> YOUR GOAL
Restate the listing below word for word, omitting any images.

> DATA
--------------------------------

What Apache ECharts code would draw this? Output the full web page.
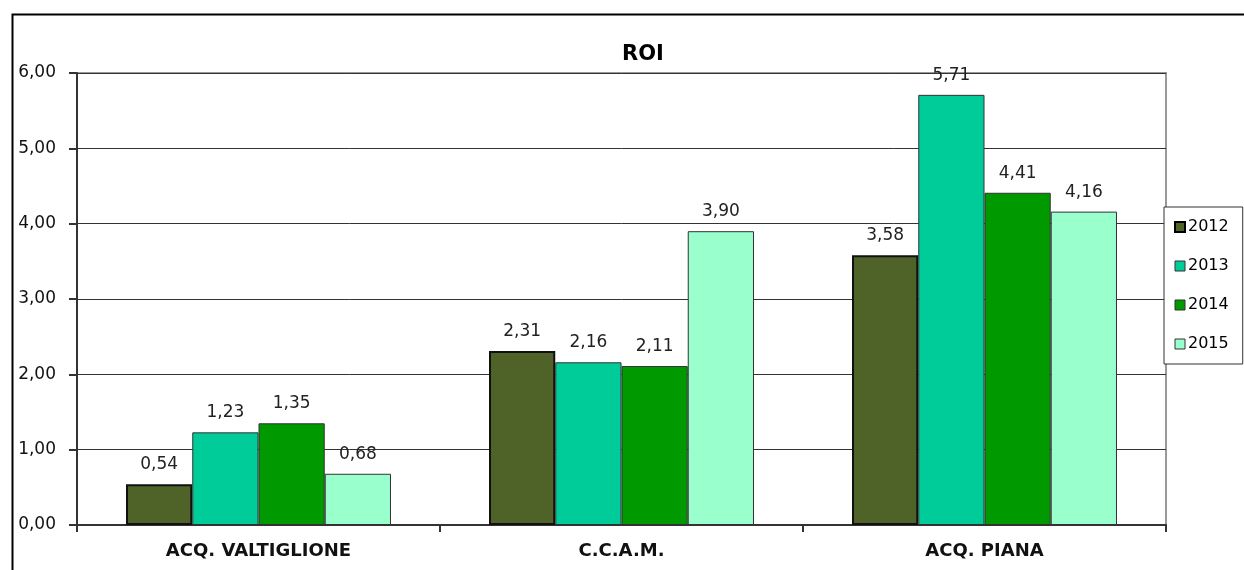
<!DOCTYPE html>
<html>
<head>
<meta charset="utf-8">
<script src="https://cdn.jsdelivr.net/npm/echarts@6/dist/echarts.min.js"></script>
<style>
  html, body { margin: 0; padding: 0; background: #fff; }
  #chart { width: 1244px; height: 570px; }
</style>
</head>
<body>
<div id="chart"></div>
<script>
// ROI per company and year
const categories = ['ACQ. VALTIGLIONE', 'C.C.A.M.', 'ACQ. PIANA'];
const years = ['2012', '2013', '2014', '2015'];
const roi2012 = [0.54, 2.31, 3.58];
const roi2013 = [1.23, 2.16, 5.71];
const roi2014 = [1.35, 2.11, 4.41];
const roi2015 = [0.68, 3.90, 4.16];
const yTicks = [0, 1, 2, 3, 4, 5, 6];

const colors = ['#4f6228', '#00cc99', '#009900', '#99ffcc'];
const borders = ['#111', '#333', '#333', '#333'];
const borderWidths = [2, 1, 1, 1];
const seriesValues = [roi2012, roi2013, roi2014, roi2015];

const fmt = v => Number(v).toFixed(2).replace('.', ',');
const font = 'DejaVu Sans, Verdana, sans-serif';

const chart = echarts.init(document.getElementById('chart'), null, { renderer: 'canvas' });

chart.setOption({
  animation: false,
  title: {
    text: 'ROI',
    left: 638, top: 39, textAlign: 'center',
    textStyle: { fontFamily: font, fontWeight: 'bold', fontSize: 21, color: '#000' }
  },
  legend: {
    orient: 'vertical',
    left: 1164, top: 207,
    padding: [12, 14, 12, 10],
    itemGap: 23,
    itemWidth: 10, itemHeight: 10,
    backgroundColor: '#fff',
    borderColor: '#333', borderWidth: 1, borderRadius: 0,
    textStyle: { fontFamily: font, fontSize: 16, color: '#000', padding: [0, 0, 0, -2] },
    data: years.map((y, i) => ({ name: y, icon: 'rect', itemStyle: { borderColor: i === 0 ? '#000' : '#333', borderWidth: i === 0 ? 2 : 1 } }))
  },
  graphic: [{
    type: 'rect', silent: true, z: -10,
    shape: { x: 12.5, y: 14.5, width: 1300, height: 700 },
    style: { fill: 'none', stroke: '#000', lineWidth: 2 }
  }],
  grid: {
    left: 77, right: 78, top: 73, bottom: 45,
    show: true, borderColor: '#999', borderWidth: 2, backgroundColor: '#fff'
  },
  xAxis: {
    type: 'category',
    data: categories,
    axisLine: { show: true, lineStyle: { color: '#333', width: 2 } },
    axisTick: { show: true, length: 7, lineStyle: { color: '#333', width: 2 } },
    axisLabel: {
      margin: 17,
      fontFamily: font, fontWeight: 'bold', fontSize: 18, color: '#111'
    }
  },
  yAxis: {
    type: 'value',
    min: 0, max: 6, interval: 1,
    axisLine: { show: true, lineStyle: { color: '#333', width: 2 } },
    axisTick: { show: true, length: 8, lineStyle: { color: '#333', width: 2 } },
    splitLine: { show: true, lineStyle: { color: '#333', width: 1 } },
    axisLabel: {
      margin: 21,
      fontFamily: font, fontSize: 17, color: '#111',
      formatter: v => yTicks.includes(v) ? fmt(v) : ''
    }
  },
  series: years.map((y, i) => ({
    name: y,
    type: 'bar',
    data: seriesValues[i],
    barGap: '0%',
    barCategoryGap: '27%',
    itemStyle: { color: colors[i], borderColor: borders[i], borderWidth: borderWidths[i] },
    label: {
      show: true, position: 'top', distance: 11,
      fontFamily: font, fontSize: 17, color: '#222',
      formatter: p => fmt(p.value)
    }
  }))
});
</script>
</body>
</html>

--------------------------------

> ANSWER IN FULL
What Apache ECharts code would draw this? Output the full web page.
<!DOCTYPE html>
<html>
<head>
<meta charset="utf-8">
<script src="https://cdn.jsdelivr.net/npm/echarts@6/dist/echarts.min.js"></script>
<style>
  html, body { margin: 0; padding: 0; background: #fff; }
  #chart { width: 1244px; height: 570px; }
</style>
</head>
<body>
<div id="chart"></div>
<script>
// ROI per company and year
const categories = ['ACQ. VALTIGLIONE', 'C.C.A.M.', 'ACQ. PIANA'];
const years = ['2012', '2013', '2014', '2015'];
const roi2012 = [0.54, 2.31, 3.58];
const roi2013 = [1.23, 2.16, 5.71];
const roi2014 = [1.35, 2.11, 4.41];
const roi2015 = [0.68, 3.90, 4.16];
const yTicks = [0, 1, 2, 3, 4, 5, 6];

const colors = ['#4f6228', '#00cc99', '#009900', '#99ffcc'];
const borders = ['#111', '#333', '#333', '#333'];
const borderWidths = [2, 1, 1, 1];
const seriesValues = [roi2012, roi2013, roi2014, roi2015];

const fmt = v => Number(v).toFixed(2).replace('.', ',');
const font = 'DejaVu Sans, Verdana, sans-serif';

const chart = echarts.init(document.getElementById('chart'), null, { renderer: 'canvas' });

chart.setOption({
  animation: false,
  title: {
    text: 'ROI',
    left: 638, top: 39, textAlign: 'center',
    textStyle: { fontFamily: font, fontWeight: 'bold', fontSize: 21, color: '#000' }
  },
  legend: {
    orient: 'vertical',
    left: 1164, top: 207,
    padding: [12, 14, 12, 10],
    itemGap: 23,
    itemWidth: 10, itemHeight: 10,
    backgroundColor: '#fff',
    borderColor: '#333', borderWidth: 1, borderRadius: 0,
    textStyle: { fontFamily: font, fontSize: 16, color: '#000', padding: [0, 0, 0, -2] },
    data: years.map((y, i) => ({ name: y, icon: 'rect', itemStyle: { borderColor: i === 0 ? '#000' : '#333', borderWidth: i === 0 ? 2 : 1 } }))
  },
  graphic: [{
    type: 'rect', silent: true, z: -10,
    shape: { x: 12.5, y: 14.5, width: 1300, height: 700 },
    style: { fill: 'none', stroke: '#000', lineWidth: 2 }
  }],
  grid: {
    left: 77, right: 78, top: 73, bottom: 45,
    show: true, borderColor: '#999', borderWidth: 2, backgroundColor: '#fff'
  },
  xAxis: {
    type: 'category',
    data: categories,
    axisLine: { show: true, lineStyle: { color: '#333', width: 2 } },
    axisTick: { show: true, length: 7, lineStyle: { color: '#333', width: 2 } },
    axisLabel: {
      margin: 17,
      fontFamily: font, fontWeight: 'bold', fontSize: 18, color: '#111'
    }
  },
  yAxis: {
    type: 'value',
    min: 0, max: 6, interval: 1,
    axisLine: { show: true, lineStyle: { color: '#333', width: 2 } },
    axisTick: { show: true, length: 8, lineStyle: { color: '#333', width: 2 } },
    splitLine: { show: true, lineStyle: { color: '#333', width: 1 } },
    axisLabel: {
      margin: 21,
      fontFamily: font, fontSize: 17, color: '#111',
      formatter: v => yTicks.includes(v) ? fmt(v) : ''
    }
  },
  series: years.map((y, i) => ({
    name: y,
    type: 'bar',
    data: seriesValues[i],
    barGap: '0%',
    barCategoryGap: '27%',
    itemStyle: { color: colors[i], borderColor: borders[i], borderWidth: borderWidths[i] },
    label: {
      show: true, position: 'top', distance: 11,
      fontFamily: font, fontSize: 17, color: '#222',
      formatter: p => fmt(p.value)
    }
  }))
});
</script>
</body>
</html>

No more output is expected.